──────── EXCERPTED RECORDS ────────
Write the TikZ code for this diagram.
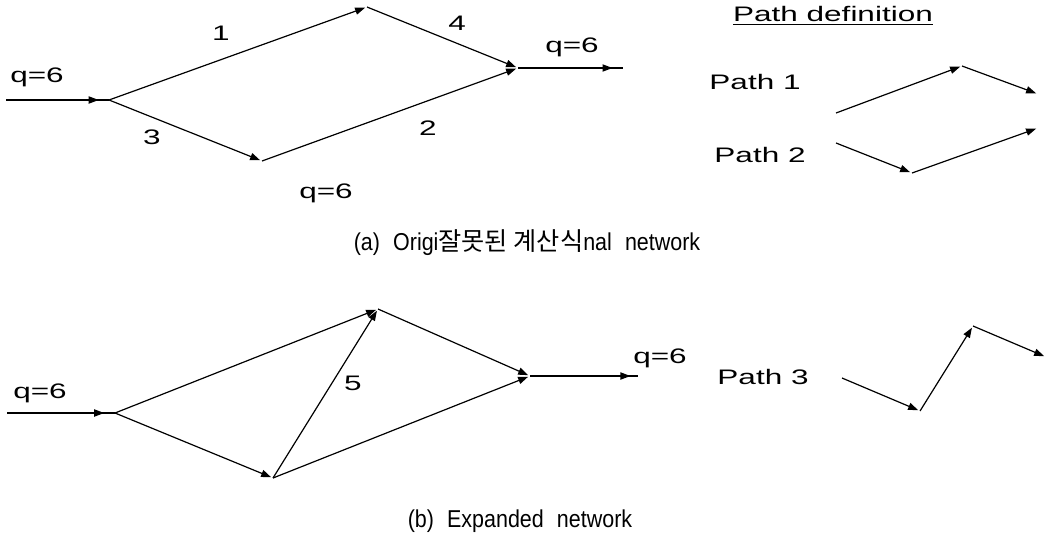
────────
──────── EXCERPTED RECORDS ────────
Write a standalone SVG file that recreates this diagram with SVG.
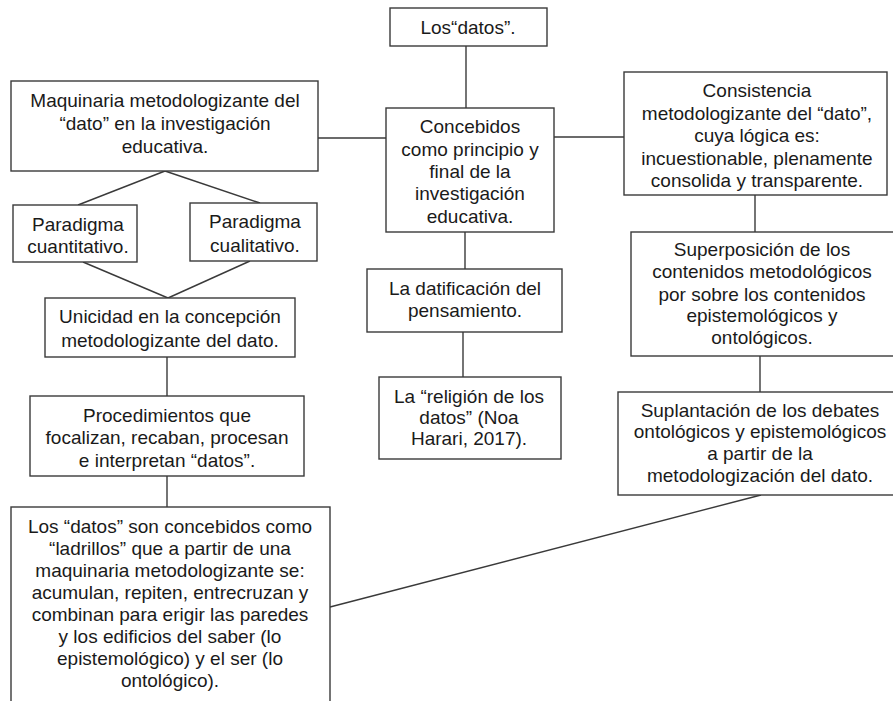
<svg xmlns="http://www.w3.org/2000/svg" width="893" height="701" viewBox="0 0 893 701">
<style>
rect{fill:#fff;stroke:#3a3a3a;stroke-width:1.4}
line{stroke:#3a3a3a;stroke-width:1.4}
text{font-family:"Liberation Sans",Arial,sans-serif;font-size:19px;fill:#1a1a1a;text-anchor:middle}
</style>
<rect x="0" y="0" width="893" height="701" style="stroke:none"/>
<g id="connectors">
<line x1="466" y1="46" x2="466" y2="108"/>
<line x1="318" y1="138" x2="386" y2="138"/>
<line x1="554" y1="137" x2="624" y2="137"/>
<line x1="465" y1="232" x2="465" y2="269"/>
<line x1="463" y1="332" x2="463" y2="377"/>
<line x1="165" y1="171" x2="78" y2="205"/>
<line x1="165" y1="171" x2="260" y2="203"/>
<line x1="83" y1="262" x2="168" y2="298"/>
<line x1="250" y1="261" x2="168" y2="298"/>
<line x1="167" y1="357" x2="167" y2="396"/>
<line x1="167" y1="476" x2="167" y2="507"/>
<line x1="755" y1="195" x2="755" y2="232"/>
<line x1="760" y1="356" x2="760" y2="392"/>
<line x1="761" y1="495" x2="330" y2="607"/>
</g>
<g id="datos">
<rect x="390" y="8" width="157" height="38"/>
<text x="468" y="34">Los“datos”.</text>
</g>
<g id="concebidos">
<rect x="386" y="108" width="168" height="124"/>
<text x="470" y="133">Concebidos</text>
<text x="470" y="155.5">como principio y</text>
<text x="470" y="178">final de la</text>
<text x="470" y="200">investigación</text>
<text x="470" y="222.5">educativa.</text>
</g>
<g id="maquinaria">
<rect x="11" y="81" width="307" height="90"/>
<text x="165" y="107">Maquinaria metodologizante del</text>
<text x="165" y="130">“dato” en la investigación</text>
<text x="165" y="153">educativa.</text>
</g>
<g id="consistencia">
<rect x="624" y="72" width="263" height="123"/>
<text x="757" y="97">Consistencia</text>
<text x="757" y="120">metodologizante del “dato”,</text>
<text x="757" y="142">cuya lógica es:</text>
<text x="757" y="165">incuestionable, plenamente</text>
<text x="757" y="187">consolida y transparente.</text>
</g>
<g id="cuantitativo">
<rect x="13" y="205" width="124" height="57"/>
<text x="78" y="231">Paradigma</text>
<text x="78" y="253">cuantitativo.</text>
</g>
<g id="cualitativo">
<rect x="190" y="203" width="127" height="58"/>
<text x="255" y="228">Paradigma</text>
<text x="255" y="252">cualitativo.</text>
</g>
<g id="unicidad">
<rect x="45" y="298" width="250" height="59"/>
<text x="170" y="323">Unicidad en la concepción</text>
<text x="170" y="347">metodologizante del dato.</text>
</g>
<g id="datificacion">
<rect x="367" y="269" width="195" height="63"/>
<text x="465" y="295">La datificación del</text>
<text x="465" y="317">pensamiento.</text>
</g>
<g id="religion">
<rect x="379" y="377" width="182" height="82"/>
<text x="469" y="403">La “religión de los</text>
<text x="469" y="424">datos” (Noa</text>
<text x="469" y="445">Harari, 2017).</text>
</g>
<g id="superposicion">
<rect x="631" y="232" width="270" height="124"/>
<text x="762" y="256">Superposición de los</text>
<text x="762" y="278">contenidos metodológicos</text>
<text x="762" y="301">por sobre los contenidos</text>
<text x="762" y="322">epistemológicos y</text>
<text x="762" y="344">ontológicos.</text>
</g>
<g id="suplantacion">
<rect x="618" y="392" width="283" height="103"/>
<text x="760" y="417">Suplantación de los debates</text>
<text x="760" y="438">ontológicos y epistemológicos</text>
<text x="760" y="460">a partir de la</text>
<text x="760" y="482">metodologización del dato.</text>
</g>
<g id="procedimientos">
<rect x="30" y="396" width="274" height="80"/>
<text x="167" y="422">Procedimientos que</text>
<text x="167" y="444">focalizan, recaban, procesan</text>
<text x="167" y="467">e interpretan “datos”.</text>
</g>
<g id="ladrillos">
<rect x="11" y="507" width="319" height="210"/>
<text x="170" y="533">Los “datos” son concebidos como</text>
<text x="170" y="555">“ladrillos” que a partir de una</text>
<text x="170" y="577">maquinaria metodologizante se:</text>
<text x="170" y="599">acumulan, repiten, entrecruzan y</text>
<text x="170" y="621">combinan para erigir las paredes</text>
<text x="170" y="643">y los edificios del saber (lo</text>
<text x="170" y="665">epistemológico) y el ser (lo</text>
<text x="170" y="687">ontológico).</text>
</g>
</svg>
────────
> WHAT IS NEEDED
Every line of the listing that holds "diagram" should be found and copied.

> EXERCISE RESPONSE
Write the TikZ code for this diagram.
Write a standalone SVG file that recreates this diagram with SVG.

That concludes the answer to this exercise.